To run the process on specific pages only for one or more of the PDFs, select the desired PDF and choose one of the following from its Pages dropdown:
- All Pages: Sets the range to all pages.
- Current: Sets the range to the current page only. The current page number will appear in parentheses, for example, Current (2) if page 2 is the current page.
- Selected: Sets the range to the current selection. This option only appears if pages were selected prior to invoking the command.
- Custom: Sets the range to a custom value.
When this option is selected, the field acts like a text box. Delete any text left in the field and enter the page or pages to be printed directly.To enter a custom range:
- Use a dash between page numbers to define those two pages and all pages in between.
- Use a comma to define pages that are separated.
For example: 1-3, 5, 9 will include pages 1, 2, 3, 5 and 9.
Even Pages: Limits the process to only even pages.
Odd Pages: Limits the process to only odd pages.
Landscape Pages: Limits the process to only landscape-oriented pages.
Portrait Pages: Limits the process to only portrait-oriented pages.
Set the OCR configuration Options, as desired:
- Language: Select the languages used by the OCR process.
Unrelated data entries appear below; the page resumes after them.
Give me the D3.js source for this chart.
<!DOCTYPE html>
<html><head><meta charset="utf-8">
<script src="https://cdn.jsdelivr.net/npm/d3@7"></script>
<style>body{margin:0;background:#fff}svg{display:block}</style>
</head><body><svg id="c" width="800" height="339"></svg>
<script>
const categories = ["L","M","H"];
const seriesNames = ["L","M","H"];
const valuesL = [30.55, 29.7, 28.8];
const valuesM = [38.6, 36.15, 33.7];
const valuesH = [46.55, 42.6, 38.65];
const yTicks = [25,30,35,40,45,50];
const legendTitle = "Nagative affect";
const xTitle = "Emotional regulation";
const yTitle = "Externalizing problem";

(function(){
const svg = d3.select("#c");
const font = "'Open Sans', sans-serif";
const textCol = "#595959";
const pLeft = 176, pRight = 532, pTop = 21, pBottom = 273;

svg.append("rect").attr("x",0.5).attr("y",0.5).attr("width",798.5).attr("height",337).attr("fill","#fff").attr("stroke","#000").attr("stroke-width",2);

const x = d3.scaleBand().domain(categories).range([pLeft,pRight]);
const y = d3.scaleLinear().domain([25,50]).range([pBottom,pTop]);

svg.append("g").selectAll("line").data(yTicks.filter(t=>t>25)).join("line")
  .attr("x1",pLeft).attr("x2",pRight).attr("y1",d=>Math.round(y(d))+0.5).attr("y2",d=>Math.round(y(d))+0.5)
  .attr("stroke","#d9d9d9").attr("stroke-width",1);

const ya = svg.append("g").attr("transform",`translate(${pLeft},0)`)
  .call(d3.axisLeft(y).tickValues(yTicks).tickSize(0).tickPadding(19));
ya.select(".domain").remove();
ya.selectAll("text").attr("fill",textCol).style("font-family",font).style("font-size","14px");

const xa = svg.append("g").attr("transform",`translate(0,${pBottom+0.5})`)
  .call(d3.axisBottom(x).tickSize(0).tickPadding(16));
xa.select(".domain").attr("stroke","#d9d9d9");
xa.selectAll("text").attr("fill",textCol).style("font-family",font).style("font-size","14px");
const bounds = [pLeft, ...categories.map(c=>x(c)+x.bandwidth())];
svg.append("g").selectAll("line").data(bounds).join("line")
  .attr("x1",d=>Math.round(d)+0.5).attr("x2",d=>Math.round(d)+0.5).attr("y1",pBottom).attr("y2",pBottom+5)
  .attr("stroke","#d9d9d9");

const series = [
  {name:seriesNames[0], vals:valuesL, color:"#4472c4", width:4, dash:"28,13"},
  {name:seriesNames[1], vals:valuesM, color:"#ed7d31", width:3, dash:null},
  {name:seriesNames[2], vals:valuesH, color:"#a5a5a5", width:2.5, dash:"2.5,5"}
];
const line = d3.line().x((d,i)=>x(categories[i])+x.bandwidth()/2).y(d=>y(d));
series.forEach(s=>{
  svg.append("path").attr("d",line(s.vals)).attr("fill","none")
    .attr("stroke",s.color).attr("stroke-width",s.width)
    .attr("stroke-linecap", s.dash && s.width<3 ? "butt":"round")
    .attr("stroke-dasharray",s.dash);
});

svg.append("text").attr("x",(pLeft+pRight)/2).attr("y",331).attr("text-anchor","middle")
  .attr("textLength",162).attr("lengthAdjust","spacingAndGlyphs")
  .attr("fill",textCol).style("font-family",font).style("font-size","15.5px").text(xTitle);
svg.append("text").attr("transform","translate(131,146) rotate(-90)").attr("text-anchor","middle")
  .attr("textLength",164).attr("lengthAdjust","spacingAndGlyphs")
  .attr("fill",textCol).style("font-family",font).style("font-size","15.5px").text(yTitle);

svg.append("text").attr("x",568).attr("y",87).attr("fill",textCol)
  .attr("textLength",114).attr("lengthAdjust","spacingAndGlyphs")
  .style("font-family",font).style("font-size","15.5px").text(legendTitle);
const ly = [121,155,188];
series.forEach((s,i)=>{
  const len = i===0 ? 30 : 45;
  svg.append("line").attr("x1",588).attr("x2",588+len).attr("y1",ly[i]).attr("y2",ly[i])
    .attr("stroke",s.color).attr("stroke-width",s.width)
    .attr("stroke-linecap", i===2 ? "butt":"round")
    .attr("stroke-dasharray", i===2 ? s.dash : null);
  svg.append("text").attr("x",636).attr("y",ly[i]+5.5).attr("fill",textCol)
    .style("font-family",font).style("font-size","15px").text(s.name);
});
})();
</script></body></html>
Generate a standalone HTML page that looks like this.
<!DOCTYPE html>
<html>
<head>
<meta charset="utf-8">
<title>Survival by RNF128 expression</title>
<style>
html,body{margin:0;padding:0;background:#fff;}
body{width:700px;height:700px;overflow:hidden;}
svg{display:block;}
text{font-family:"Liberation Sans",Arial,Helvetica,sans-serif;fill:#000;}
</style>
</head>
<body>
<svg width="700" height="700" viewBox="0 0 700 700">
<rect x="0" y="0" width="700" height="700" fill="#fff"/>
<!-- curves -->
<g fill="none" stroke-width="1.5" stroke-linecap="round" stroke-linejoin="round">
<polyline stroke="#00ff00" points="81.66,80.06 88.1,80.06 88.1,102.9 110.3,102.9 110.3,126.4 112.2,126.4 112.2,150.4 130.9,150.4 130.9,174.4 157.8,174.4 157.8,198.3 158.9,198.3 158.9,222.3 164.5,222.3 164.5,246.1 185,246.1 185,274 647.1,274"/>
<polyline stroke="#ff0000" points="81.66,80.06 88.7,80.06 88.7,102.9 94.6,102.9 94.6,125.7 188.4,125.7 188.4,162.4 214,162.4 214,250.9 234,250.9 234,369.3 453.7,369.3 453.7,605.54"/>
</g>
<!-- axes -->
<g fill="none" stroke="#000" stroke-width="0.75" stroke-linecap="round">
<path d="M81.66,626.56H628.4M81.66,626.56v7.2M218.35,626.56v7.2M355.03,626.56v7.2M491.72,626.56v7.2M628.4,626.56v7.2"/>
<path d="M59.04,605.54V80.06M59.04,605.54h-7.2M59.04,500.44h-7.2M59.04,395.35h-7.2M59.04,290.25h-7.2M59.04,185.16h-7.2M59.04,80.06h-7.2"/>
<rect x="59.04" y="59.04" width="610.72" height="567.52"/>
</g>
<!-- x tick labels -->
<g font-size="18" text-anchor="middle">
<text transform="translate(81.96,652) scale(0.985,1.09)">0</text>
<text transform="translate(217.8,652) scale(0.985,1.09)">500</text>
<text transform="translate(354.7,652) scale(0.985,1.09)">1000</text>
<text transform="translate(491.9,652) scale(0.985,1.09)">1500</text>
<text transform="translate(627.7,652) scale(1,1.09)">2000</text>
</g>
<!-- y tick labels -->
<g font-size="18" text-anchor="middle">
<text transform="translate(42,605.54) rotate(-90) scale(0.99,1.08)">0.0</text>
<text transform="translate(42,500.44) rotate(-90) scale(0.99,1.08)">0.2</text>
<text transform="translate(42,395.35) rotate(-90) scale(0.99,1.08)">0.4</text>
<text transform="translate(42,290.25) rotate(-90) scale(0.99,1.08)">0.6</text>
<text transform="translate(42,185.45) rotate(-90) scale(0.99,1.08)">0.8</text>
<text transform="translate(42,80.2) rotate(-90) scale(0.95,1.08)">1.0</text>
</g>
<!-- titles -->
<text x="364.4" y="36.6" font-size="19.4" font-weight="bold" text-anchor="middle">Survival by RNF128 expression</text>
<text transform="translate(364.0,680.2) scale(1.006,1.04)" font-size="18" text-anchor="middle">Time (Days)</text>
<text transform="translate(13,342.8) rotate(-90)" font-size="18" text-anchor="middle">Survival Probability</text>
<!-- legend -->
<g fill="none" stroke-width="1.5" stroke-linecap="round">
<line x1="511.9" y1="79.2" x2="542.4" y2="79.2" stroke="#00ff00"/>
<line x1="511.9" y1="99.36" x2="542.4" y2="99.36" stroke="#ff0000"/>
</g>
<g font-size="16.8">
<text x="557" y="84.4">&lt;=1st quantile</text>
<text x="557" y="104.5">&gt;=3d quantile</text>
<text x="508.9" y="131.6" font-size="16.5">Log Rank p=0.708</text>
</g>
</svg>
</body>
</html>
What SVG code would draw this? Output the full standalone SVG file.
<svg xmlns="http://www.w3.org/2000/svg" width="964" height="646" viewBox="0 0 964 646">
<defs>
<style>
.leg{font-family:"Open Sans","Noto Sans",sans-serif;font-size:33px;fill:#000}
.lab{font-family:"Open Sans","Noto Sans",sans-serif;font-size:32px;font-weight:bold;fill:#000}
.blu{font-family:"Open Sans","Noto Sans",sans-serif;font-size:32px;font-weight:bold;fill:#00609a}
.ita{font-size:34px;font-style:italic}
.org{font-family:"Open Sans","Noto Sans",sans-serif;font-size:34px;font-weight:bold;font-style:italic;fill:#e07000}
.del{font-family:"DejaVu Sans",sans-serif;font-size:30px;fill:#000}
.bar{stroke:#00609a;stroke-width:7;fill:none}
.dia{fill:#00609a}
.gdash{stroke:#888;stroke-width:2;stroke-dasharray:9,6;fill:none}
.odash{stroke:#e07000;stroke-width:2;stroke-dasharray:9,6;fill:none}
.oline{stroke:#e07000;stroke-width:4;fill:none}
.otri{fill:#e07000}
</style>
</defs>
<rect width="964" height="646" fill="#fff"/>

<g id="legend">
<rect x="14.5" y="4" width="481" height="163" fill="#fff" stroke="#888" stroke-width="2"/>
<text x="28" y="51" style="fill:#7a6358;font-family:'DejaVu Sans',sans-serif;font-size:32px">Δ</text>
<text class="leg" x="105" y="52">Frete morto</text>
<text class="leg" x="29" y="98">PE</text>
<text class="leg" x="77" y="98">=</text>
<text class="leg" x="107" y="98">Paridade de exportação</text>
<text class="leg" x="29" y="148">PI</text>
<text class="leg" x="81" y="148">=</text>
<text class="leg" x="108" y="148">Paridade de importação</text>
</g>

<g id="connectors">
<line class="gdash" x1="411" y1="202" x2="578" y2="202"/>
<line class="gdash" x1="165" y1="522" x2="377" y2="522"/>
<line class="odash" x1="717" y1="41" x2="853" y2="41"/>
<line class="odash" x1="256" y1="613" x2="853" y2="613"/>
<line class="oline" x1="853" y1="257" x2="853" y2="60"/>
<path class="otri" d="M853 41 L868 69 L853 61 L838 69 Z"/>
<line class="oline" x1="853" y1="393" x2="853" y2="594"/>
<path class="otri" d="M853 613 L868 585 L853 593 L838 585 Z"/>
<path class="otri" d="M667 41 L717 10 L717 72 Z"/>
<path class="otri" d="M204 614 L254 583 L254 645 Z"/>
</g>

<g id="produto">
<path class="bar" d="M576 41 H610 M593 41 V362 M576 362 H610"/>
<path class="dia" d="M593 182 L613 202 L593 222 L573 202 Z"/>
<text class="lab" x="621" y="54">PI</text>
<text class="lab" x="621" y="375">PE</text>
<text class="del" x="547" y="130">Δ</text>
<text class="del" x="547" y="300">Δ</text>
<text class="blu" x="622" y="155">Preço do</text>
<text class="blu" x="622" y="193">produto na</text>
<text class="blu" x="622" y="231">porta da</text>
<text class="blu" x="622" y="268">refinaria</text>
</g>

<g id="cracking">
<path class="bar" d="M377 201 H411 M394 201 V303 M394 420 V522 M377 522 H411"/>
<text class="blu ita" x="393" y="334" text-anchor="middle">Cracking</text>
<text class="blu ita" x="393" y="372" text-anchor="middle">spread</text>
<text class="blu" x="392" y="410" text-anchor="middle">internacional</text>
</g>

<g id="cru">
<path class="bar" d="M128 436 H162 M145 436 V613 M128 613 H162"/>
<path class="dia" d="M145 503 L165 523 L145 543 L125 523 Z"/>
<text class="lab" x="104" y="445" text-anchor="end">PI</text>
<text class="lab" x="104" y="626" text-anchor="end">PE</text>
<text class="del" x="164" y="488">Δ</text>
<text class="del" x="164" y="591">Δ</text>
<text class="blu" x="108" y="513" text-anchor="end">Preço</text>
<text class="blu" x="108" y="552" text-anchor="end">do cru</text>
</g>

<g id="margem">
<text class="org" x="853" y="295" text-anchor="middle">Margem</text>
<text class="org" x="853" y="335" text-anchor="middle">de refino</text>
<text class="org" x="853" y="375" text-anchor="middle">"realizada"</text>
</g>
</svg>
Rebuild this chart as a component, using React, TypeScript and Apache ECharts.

Multiple languages can be used on the same PDF.
- Document Type: Use to optimize the OCR process for the selected document type. The CAD Drawing setting tends to ignore text formatting, for example, while the Text Document setting does not.
- Optimize For: Choose whether to optimize the OCR process for Accuracy of Speed.
- Correct Skew: Enable to correct angular deviations in scanned documents.
- Detect Orientation: Enable to detect the page orientation (90, 180 and 270 degrees) of each page and correct it if needed.
- Detect Vertical Text: Enable to detect text that is oriented vertically.
- Detect Text in Pictures and Drawings: Enable to detect text in graphics.
- Skip Vector Pages: Enable to skip processing of pages with vector content.
Page Chunk Size: Use to determine the maximum number of pages sent to the OCR engine at one time. Increasing chunk size can increase speed, but will also consume more of the computer's resources.
Note: Enabling Page Chunk Size and setting it to 1 is recommended for OCR jobs performed on PDFs that have a large number of pages, are of substantial file size or contain large format drawings. If OCR is run on a PDF with no results, running it again with a Page Chunk Size of 1 can correct the problem.
- Max Vector Size: Use to set the maximum vector size that will be analyzed during the OCR process; any vectors larger than this setting will be discarded in pre-processing. Decreasing this value can increase speed, but might also cause larger text (for example, larger fonts) to be inadvertently ignored.
- Click OK to run OCR.